Searching for Your Inner Mr. Miyagi
After 4 years of 2nd place finishes, I recently qualified to play in the U.S. Amateur Championships in Tampa, Florida. I was extremely excited, and was determined to be completely prepared. I bought a new shaft for my cue stick, I practiced 9-ball on our Ernesto Dominguez-prepared tables at my local poolroom (3.9 inch pockets!), and I was sure to get plenty of rest before my flight.
NOTHING was going to make me lose focus. I was Rocky, preparing for the big fight!
Unfortunately, the universe had other plans.
In the interest of saving space for this article, and to spare you the boring details, here is a summary: My flight was diverted due to hydraulic problems. The delay made me late for my connection, so the airline made other arrangements for me. Problems with the flaps on our new plane (seriously? 2 in-air problems???) caused us to land 30 minutes late, and I had to run to the next gate to catch my connection.
I made it, but my luggage (including my cue sticks) did not. I had to buy new clothes at Walmart at 1 am, and then got about 5 hours of sleep before I had to be up and out the door to make it to the venue. Fortunately, a friend loaned me his sticks (thanks, Dan!), and I was able to play.
My first match was at noon, and I did everything I could to mentally prepare for it. The players at this event were no slouches – they were 107 of the best amateur players from around the country, and I needed my head in the game.
Unfortunately, as prepared as I tried to be, the deck was stacked against me. 5 hours of sleep, itchy new clothing, and stress about whether my bags would arrive soon were just a few of the factors causing me to lose my focus in the game. And those of you who know me (personally, or through my other articles) know how susceptible I am to a meltdown under these conditions.
Somehow, I held my composure, even after falling down 6-2. My opponent was on the hill, and the last thing I needed was to lose my cool now. I had to focus.
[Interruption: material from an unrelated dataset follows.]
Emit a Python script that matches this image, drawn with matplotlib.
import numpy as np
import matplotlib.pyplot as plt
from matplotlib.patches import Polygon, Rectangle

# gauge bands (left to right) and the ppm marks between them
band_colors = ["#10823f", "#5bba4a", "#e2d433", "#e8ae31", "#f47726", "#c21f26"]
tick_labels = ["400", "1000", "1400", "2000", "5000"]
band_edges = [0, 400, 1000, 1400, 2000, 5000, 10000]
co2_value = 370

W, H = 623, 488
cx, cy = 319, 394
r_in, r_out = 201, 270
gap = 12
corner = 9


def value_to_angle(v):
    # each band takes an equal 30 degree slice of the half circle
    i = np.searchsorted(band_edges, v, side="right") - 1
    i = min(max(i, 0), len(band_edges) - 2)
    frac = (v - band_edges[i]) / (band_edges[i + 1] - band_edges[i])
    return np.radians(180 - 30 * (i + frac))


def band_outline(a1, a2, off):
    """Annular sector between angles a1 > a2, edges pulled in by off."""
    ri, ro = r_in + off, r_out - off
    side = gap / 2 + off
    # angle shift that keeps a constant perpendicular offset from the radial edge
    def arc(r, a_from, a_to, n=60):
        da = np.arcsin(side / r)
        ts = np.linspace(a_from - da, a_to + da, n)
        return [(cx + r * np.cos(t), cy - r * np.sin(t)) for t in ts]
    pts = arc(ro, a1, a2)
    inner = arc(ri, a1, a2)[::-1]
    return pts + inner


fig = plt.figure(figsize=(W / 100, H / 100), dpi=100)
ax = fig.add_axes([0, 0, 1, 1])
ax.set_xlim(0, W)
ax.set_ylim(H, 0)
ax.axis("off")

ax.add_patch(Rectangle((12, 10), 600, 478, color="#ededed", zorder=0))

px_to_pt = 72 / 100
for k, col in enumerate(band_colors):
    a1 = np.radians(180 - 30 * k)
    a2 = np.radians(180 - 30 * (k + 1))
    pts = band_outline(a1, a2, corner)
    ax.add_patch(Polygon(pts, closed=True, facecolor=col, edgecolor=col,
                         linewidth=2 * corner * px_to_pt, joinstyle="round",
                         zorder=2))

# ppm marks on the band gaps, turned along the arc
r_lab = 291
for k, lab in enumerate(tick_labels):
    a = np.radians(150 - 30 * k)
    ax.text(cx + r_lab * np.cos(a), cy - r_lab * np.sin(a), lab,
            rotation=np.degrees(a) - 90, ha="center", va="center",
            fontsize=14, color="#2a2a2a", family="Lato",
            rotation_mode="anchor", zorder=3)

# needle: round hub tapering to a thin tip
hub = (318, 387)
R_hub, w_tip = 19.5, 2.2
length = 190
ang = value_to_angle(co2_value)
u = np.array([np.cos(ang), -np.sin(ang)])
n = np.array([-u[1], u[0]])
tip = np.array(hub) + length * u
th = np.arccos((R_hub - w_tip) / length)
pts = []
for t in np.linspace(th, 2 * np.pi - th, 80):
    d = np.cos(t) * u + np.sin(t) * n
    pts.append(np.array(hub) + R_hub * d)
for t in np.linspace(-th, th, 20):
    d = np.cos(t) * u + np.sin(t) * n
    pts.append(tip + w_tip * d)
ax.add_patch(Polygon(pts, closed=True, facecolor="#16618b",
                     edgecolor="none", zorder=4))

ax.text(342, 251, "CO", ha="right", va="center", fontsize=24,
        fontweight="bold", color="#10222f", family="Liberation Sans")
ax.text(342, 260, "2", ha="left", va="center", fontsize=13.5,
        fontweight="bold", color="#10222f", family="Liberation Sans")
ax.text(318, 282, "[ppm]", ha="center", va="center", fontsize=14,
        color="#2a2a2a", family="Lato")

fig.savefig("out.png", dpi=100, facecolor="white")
And I did… for a bit. I ran out rack 9, 10, and 11. I was only down 6-5 now, and if I simply made the 1-9 combo I ended up with after the break, I would be breaking for the win! Then, I heard a whisper in the back of my mind:
“I just hope my sticks make it for my next match at 6pm! Will I be able to take a nap before then? I wonder if the food is any good at this place, I have heard the shrimp dish is excellent (it was). Oh, jeez, I’m losing focus. Come on, Michael, just make this shot. I know we’re tired, but we just have a little bit more to go. Just don’t miss, because then he’ll have an easy combo for the win.”
Crap. I missed.
Now, don’t get me wrong. I take full responsibility for losing my matches. There are many things that, in hindsight, I might have done to improve my chances. I could have taken an earlier flight. I could have sent my sticks via UPS or FedEx to the hotel. However, the bottom line is that I did not have the focus I needed in order to perform my best.
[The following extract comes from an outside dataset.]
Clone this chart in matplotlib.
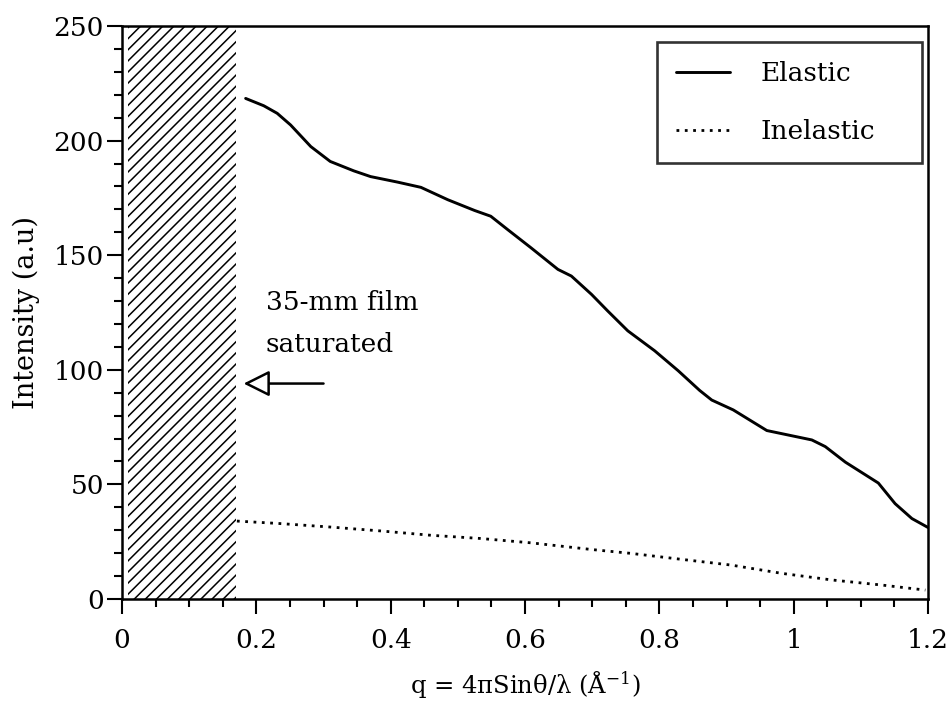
import matplotlib
matplotlib.use("Agg")
import matplotlib.pyplot as plt
from matplotlib.patches import Rectangle
from matplotlib.ticker import MultipleLocator, FixedLocator, FixedFormatter

plt.rcParams['font.family'] = ['DejaVu Serif']
plt.rcParams['mathtext.fontset'] = 'dejavuserif'
plt.rcParams['hatch.linewidth'] = 1.1

# Elastic scattering intensity vs momentum transfer
elastic_q = [0.184, 0.211, 0.231, 0.251, 0.281, 0.310, 0.345, 0.370, 0.410,
             0.445, 0.485, 0.525, 0.549, 0.574, 0.609, 0.649, 0.669, 0.699,
             0.723, 0.753, 0.793, 0.828, 0.860, 0.878, 0.910, 0.960, 1.027,
             1.047, 1.077, 1.126, 1.151, 1.176, 1.200]
elastic_I = [218.4, 215.2, 211.9, 206.8, 197.4, 190.9, 186.8, 184.3, 181.9,
             179.6, 174.2, 169.5, 167.0, 161.2, 153.2, 143.8, 140.9, 132.9,
             125.7, 117.0, 108.3, 99.6, 91.0, 86.8, 82.5, 73.5, 69.4,
             66.5, 59.7, 50.6, 41.6, 35.1, 31.2]

# Inelastic scattering intensity
inelastic_q = [0.171, 0.236, 0.310, 0.385, 0.460, 0.534, 0.609, 0.699, 0.758,
               0.833, 0.907, 0.982, 1.057, 1.131, 1.196]
inelastic_I = [34.0, 32.9, 31.4, 29.7, 27.8, 26.4, 24.5, 21.6, 19.9,
               17.3, 14.8, 11.2, 8.3, 6.1, 3.9]

# Saturated region of the film
saturated_q = [0.009, 0.170]
arrow_I = 94

x_ticks = [0, 0.2, 0.4, 0.6, 0.8, 1.0, 1.2]
x_tick_labels = ['0', '0.2', '0.4', '0.6', '0.8', '1', '1.2']
y_ticks = [0, 50, 100, 150, 200, 250]

fig = plt.figure(figsize=(9.49, 7.16), dpi=100)
ax = fig.add_axes([0.1286, 0.1634, 0.8493, 0.8003])

ax.add_patch(Rectangle((saturated_q[0], 0), saturated_q[1] - saturated_q[0], 250,
                       facecolor='none', edgecolor='black', linewidth=0,
                       hatch='///'))

ax.plot(elastic_q, elastic_I, color='black', lw=2.1, label='Elastic',
        solid_joinstyle='round', solid_capstyle='round')
ax.plot(inelastic_q, inelastic_I, color='black', lw=2.0, dashes=(1, 2),
        label='Inelastic')

ax.annotate('', xy=(saturated_q[1] + 0.011, arrow_I), xytext=(0.300, arrow_I),
            arrowprops=dict(arrowstyle='-|>,head_length=1.6,head_width=0.8',
                            mutation_scale=10, fc='white', ec='black', lw=1.8,
                            shrinkA=0, shrinkB=0))
ax.text(0.214, 120, '35-mm film\nsaturated', fontsize=19, ha='left',
        va='center', linespacing=1.85)

ax.set_xlim(0, 1.2)
ax.set_ylim(0, 250)
ax.xaxis.set_major_locator(FixedLocator(x_ticks))
ax.xaxis.set_major_formatter(FixedFormatter(x_tick_labels))
ax.xaxis.set_minor_locator(MultipleLocator(0.05))
ax.yaxis.set_major_locator(FixedLocator(y_ticks))
ax.yaxis.set_minor_locator(MultipleLocator(10))

ax.tick_params(which='both', direction='out', top=False, right=False,
               width=1.5, labelsize=19)
ax.tick_params(axis='x', which='major', length=11, pad=10)
ax.tick_params(axis='x', which='minor', length=6)
ax.tick_params(axis='y', which='major', length=11, pad=2)
ax.tick_params(axis='y', which='minor', length=6)

for sp in ax.spines.values():
    sp.set_linewidth(1.8)

ax.set_xlabel('q = 4πSinθ/λ (Å$^{-1}$)', fontsize=17.5, labelpad=12)
ax.set_ylabel('Intensity (a.u)', fontsize=19.5, labelpad=10)

leg = ax.legend(loc='upper left', bbox_to_anchor=(0.6638, 0.5, 0.3288, 0.472),
                mode='expand', fontsize=19, frameon=True, fancybox=False,
                edgecolor='black', handlelength=2.05, handletextpad=1.15,
                labelspacing=1.25, borderpad=0.72, borderaxespad=0)
leg.get_frame().set_linewidth(1.9)

fig.savefig('out.png', dpi=100, facecolor='white')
Pool is a very demanding game, especially in tournament format. It’s not just about being good enough to make balls and make the cue ball obey your every whim. Playing in a tournament is a marathon. You must somehow learn to focus yourself, to get into the zone as quickly and as often as possible, and stay there. You cannot let stray thoughts come in and disrupt you. When they do you must step back, clear the cobwebs, and get back into the game.
I wish I knew the secret to this. Even if I did, what works for me may not work for you. Next time you have one of those nights where you just could not miss, and everyone around you was in awe of your incredible mastery of the table (“dude, I can’t believe the rolls you were getting!”), try to remember your state of mind. What were you doing at the time? What did you eat? Whom did you talk to? What was on your mind?
Try to do that again. Baseball players and other professionals have a reputation for being superstitious, with their crazy rituals before games. For most of them, it is not about belief in the supernatural. It is a means for them to get into the zone, and gain laser-like focus.
I sincerely hope that you will be able to figu – hey look! A squirrel!